Many experts think that by eating a high-fat or keto diet, it’s possible to become a more efficient fat burner and get more energy from ketones.
Intermittent fasting may have a similar effect, helping people become better at fueling themselves from fat.
Ultramarathon world-record holder Zach Bitter recently explained how changing his diet helped improve his performance.
Our bodies might work better when we’re burning fat as fuel.
From a health perspective, burning fat rather than primarily getting fuel from carbs might help stabilize blood sugar.
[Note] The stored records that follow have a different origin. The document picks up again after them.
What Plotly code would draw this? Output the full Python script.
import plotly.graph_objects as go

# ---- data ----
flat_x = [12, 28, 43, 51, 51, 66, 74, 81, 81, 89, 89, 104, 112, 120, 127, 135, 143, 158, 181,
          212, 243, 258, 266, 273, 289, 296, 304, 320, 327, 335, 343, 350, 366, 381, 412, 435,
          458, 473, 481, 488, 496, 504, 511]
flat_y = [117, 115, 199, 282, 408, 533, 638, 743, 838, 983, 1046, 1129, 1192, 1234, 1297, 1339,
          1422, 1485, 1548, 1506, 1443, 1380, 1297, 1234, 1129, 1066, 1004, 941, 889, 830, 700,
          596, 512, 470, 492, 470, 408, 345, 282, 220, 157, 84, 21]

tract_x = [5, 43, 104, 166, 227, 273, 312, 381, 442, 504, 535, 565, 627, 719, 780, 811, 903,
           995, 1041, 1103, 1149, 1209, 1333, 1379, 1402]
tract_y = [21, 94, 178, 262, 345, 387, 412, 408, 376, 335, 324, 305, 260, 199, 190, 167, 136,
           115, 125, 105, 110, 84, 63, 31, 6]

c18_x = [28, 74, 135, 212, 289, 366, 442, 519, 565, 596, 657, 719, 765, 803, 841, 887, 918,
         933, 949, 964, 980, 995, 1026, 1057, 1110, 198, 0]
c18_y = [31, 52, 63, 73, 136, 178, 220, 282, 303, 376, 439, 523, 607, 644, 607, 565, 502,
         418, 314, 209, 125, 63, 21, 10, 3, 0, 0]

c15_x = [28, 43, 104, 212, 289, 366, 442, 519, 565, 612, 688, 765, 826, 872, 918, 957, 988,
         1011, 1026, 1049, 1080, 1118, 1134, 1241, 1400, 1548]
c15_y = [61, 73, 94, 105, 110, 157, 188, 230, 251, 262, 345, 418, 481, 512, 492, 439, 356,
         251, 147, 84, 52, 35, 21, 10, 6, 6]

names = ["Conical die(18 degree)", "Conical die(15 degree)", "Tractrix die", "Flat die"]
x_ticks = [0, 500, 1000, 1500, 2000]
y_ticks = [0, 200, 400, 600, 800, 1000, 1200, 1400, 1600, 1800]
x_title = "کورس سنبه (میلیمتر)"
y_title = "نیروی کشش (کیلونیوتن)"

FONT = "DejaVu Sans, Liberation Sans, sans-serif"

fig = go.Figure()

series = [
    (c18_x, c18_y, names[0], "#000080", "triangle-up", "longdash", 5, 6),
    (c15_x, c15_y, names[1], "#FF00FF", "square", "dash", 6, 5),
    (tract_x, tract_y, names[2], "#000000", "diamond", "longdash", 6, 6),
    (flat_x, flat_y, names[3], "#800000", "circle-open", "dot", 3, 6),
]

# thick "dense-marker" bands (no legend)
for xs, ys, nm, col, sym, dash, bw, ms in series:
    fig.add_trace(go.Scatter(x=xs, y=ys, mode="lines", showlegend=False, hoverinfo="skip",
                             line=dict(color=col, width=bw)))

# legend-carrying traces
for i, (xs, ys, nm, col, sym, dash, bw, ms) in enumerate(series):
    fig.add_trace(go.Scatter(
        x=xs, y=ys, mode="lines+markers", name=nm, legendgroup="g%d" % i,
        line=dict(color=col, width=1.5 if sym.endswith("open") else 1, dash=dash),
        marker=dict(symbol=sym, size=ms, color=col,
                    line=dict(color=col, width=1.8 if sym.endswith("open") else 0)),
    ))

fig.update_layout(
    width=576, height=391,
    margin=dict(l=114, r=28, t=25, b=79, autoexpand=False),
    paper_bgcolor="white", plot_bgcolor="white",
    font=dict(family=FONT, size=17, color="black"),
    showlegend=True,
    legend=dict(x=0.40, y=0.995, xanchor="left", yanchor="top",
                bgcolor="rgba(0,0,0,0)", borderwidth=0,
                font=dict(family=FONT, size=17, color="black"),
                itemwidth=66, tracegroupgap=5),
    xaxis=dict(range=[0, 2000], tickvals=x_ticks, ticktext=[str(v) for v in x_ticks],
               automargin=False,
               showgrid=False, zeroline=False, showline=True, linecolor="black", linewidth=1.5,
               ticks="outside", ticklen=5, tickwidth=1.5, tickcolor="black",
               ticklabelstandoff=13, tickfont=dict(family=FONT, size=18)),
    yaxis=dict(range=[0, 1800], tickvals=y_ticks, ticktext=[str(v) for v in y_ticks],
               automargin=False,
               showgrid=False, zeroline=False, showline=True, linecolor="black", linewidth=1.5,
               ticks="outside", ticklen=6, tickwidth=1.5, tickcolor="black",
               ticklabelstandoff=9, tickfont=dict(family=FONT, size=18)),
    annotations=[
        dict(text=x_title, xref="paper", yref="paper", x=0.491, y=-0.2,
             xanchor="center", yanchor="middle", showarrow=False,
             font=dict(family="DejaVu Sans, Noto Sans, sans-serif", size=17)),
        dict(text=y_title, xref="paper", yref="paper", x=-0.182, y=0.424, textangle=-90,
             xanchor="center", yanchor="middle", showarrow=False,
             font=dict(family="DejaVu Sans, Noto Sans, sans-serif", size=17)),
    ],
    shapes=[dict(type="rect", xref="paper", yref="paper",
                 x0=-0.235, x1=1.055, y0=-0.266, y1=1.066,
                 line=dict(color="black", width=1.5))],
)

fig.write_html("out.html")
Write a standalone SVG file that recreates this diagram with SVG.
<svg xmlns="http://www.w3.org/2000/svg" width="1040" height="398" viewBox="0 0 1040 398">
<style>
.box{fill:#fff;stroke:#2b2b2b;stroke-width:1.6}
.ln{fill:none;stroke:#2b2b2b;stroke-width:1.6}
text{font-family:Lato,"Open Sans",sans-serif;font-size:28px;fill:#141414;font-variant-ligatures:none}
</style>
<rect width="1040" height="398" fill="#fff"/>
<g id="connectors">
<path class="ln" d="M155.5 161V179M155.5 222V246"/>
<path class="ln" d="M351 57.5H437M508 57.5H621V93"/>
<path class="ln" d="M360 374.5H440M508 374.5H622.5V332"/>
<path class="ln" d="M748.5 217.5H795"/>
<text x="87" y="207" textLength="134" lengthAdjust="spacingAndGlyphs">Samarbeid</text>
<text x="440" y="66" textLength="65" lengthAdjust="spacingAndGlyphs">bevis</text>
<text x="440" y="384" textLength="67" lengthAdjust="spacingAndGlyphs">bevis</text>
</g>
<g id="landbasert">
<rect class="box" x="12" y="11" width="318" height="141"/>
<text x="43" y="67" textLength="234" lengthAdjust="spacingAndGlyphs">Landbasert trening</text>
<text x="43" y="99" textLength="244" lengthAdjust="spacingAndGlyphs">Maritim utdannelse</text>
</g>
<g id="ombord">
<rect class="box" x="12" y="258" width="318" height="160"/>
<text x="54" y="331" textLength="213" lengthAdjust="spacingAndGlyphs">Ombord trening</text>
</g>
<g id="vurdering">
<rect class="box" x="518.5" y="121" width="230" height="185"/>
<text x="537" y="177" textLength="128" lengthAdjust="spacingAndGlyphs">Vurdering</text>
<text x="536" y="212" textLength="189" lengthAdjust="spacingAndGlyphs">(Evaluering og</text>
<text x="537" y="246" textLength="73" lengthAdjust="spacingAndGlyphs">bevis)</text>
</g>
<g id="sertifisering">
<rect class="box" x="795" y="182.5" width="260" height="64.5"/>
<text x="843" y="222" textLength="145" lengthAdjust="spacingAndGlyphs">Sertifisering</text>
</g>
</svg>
From an athletic perspective, being a fat-burner might help some people recover more quickly and perform at a higher level.
Zach Bitter is an ultra-marathon runner who holds the world record for the longest distance run in 12 hours (101.77 miles). On a recent episode of his new podcast, Human Performance Outliers, Bitter discussed his decision to switch to a keto-like diet designed to turn him into a more efficient fat-burner.
In 2011, Bitter said, he’d been eating what most would consider a healthy, whole-food, high-carb diet that might be expected of someone running 50-mile races. But he was hurting, waking up throughout the night, seeing his energy levels fluctuate, and dealing with chronic swelling in his ankles.
Instead of cutting back on racing, he changed what he ate, embarking on a whole-food, high-fat diet. He cut out most carbohydrates, relying instead on foods like stir frys, bacon, eggs, nuts, and seeds. He often cooked with coconut oil or duck fat.
Although he still consumed some carbs while racing, Bitter said the dietary changes made him feel less need to eat while running. And overall, he felt better.
“It was pretty eye-opening to me — in the first four weeks, all of those symptoms going away, the swelling, the sleeping [problems], the energy levels throughout the course of the day,” Bitter said on the podcast.
Why going high-fat or keto might help
Becoming a more efficient fat-burner is the main idea behind the popular keto diet and behind intermittent-fasting programs as well. There are even new supplements designed to push your body to become a supercharged, fat-burning — or “fat-adapted” — machine.
Most of us burn sugar for fuel first. Our bodies burn through easily accessible glycogen energy stores, which we get from breaking down carbohydrates. After we burn through our supply of those, our bodies can eventually start getting energy via ketones, which are produced from fatty acids (basically, energy from fat).